Use savings data to justify expanding AI agent deployment to new areas. When you can demonstrate that a $20,000 automation investment saves $80,000 annually, the business case for the next initiative practically writes itself. Build a rolling pipeline of automation opportunities ranked by expected ROI.

Reinvest a portion of the savings into continuous improvement of existing automations and development of new ones. AI agents improve over time as you refine their prompts, expand their knowledge bases, and add new capabilities based on real-world performance data. This virtuous cycle of savings funding improvement funding more savings is what makes AI automation a sustainable competitive advantage.

FAQ

How to Reduce Operational Costs with AI Questions

What's the typical ROI timeline for AI automation?

Quick wins like FAQ automation and appointment scheduling pay for themselves within 4-6 weeks. More complex systems like invoice processing or multi-agent lead management typically break even within 2-3 months. A $7,500 AI workforce deployment that saves 40 hours per week at a $50/hour loaded cost generates $104,000 in annual savings — that's a 13x return in the first year.

Will AI automation lead to layoffs?

In my experience, no. Every client I've worked with has redirected freed-up time to higher-value work rather than cutting headcount. The support rep who used to answer FAQs now does proactive customer success. The sales rep who used to do data entry now spends more time on calls. The real benefit is growth without proportional hiring — you handle more volume with the same team.
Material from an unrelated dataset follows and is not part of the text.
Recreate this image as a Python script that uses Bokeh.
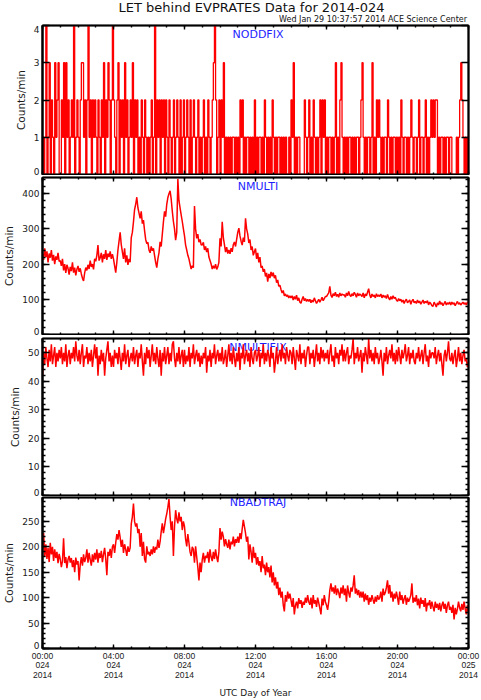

What if my team resists AI automation?

Resistance almost always comes from fear of being replaced or frustration with poorly designed tools. Address both by involving the team early: have them identify the tasks they hate doing, explain that the AI handles the drudge work so they can focus on what they're good at, and give them control over feedback and improvement. The teams that adopt fastest are the ones whose members helped design the automation.